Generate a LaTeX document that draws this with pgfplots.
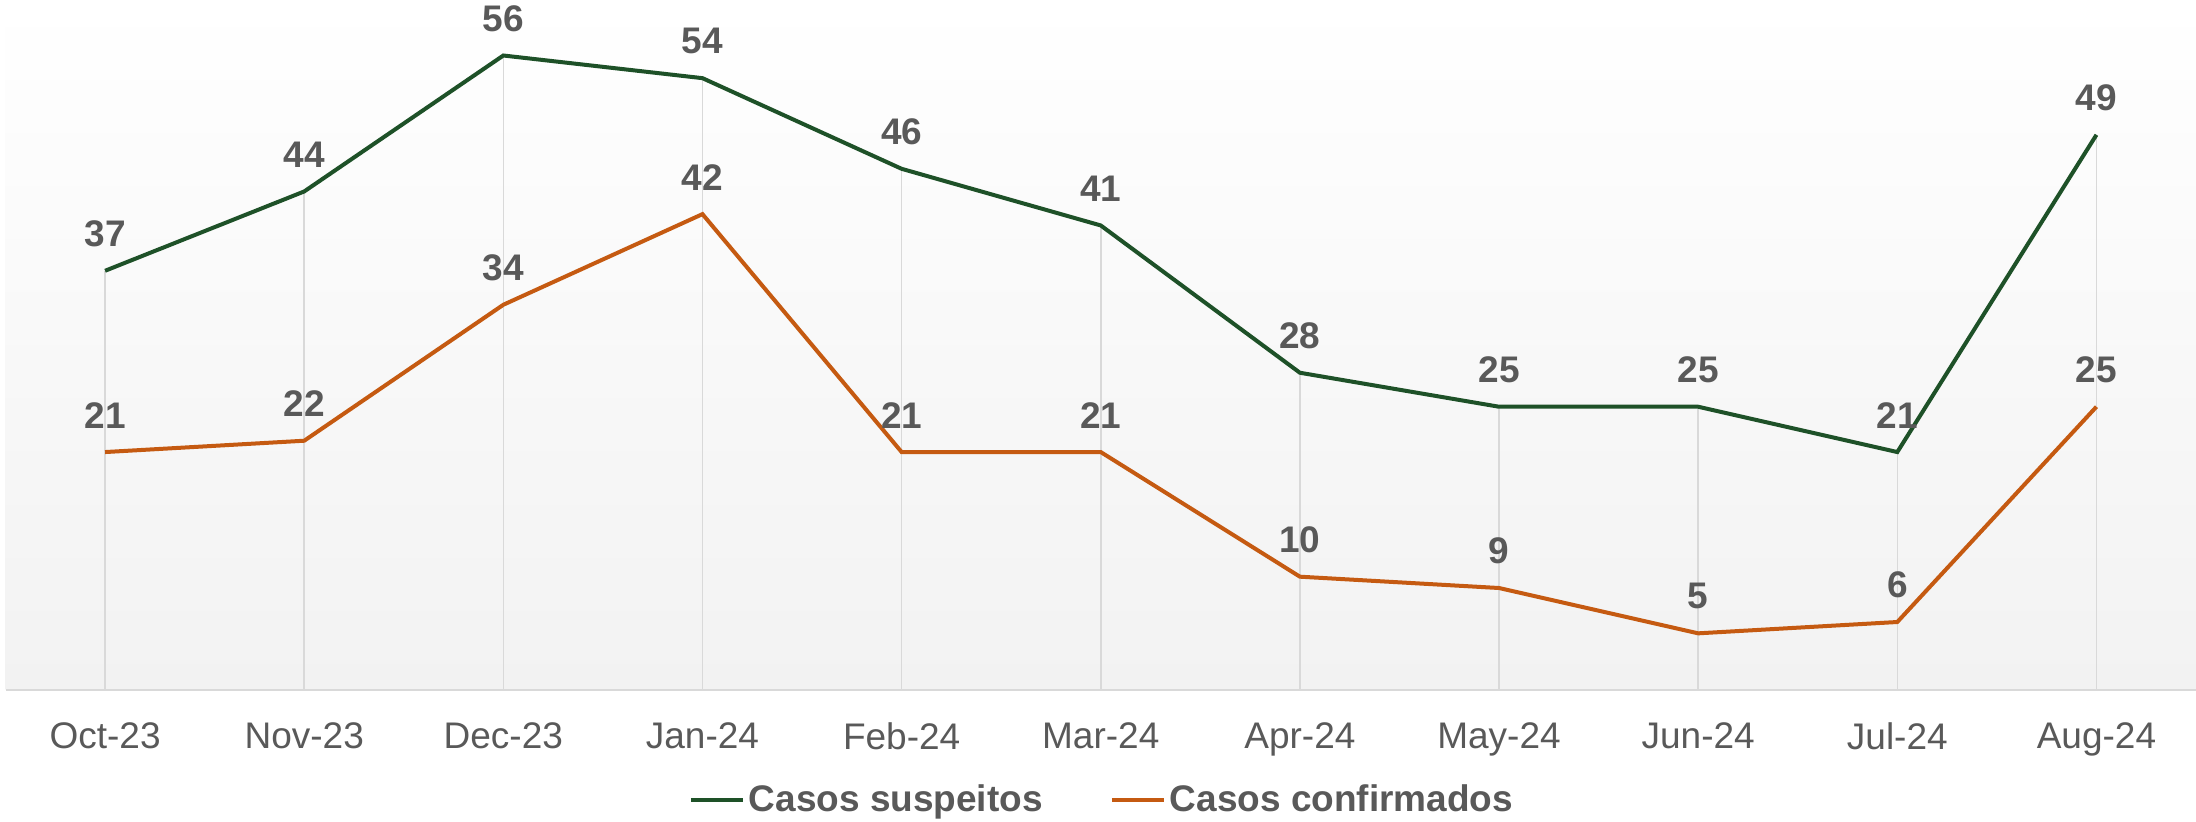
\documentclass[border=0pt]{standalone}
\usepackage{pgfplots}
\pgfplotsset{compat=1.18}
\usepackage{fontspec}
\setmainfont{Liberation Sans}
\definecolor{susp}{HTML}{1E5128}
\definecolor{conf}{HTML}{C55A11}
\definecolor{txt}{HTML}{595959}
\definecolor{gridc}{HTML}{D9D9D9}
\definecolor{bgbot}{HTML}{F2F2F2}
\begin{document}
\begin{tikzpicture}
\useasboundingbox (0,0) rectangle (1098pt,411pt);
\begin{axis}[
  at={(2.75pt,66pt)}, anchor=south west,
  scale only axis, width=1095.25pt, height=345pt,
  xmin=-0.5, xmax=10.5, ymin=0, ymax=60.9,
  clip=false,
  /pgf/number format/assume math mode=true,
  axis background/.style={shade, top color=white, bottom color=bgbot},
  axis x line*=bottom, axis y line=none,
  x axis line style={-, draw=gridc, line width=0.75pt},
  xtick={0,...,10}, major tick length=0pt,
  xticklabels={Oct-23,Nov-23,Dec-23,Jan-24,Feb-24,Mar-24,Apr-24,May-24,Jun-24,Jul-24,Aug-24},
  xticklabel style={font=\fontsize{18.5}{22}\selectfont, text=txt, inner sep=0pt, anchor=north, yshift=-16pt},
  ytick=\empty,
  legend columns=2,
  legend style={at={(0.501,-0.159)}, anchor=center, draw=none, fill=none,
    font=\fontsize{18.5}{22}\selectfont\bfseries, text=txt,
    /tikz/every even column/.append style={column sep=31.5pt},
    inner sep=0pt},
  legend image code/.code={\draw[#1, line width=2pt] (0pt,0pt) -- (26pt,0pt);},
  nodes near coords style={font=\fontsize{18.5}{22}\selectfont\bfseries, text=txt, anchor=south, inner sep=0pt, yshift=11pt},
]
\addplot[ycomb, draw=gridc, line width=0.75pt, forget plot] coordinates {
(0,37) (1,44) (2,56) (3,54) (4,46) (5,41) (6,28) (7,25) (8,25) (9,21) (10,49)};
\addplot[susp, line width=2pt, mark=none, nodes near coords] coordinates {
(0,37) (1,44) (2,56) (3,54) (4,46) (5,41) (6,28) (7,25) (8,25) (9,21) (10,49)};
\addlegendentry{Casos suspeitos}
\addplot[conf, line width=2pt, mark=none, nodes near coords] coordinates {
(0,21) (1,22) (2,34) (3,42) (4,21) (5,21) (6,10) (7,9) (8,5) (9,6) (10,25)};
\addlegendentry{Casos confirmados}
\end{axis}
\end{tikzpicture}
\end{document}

= = = = = = =

● **Task statement**
Retype each line of the listing above word for word. Exclude the pictures.

● **Final result**
Generate a LaTeX document that draws this with pgfplots.
\documentclass[border=0pt]{standalone}
\usepackage{pgfplots}
\pgfplotsset{compat=1.18}
\usepackage{fontspec}
\setmainfont{Liberation Sans}
\definecolor{susp}{HTML}{1E5128}
\definecolor{conf}{HTML}{C55A11}
\definecolor{txt}{HTML}{595959}
\definecolor{gridc}{HTML}{D9D9D9}
\definecolor{bgbot}{HTML}{F2F2F2}
\begin{document}
\begin{tikzpicture}
\useasboundingbox (0,0) rectangle (1098pt,411pt);
\begin{axis}[
  at={(2.75pt,66pt)}, anchor=south west,
  scale only axis, width=1095.25pt, height=345pt,
  xmin=-0.5, xmax=10.5, ymin=0, ymax=60.9,
  clip=false,
  /pgf/number format/assume math mode=true,
  axis background/.style={shade, top color=white, bottom color=bgbot},
  axis x line*=bottom, axis y line=none,
  x axis line style={-, draw=gridc, line width=0.75pt},
  xtick={0,...,10}, major tick length=0pt,
  xticklabels={Oct-23,Nov-23,Dec-23,Jan-24,Feb-24,Mar-24,Apr-24,May-24,Jun-24,Jul-24,Aug-24},
  xticklabel style={font=\fontsize{18.5}{22}\selectfont, text=txt, inner sep=0pt, anchor=north, yshift=-16pt},
  ytick=\empty,
  legend columns=2,
  legend style={at={(0.501,-0.159)}, anchor=center, draw=none, fill=none,
    font=\fontsize{18.5}{22}\selectfont\bfseries, text=txt,
    /tikz/every even column/.append style={column sep=31.5pt},
    inner sep=0pt},
  legend image code/.code={\draw[#1, line width=2pt] (0pt,0pt) -- (26pt,0pt);},
  nodes near coords style={font=\fontsize{18.5}{22}\selectfont\bfseries, text=txt, anchor=south, inner sep=0pt, yshift=11pt},
]
\addplot[ycomb, draw=gridc, line width=0.75pt, forget plot] coordinates {
(0,37) (1,44) (2,56) (3,54) (4,46) (5,41) (6,28) (7,25) (8,25) (9,21) (10,49)};
\addplot[susp, line width=2pt, mark=none, nodes near coords] coordinates {
(0,37) (1,44) (2,56) (3,54) (4,46) (5,41) (6,28) (7,25) (8,25) (9,21) (10,49)};
\addlegendentry{Casos suspeitos}
\addplot[conf, line width=2pt, mark=none, nodes near coords] coordinates {
(0,21) (1,22) (2,34) (3,42) (4,21) (5,21) (6,10) (7,9) (8,5) (9,6) (10,25)};
\addlegendentry{Casos confirmados}
\end{axis}
\end{tikzpicture}
\end{document}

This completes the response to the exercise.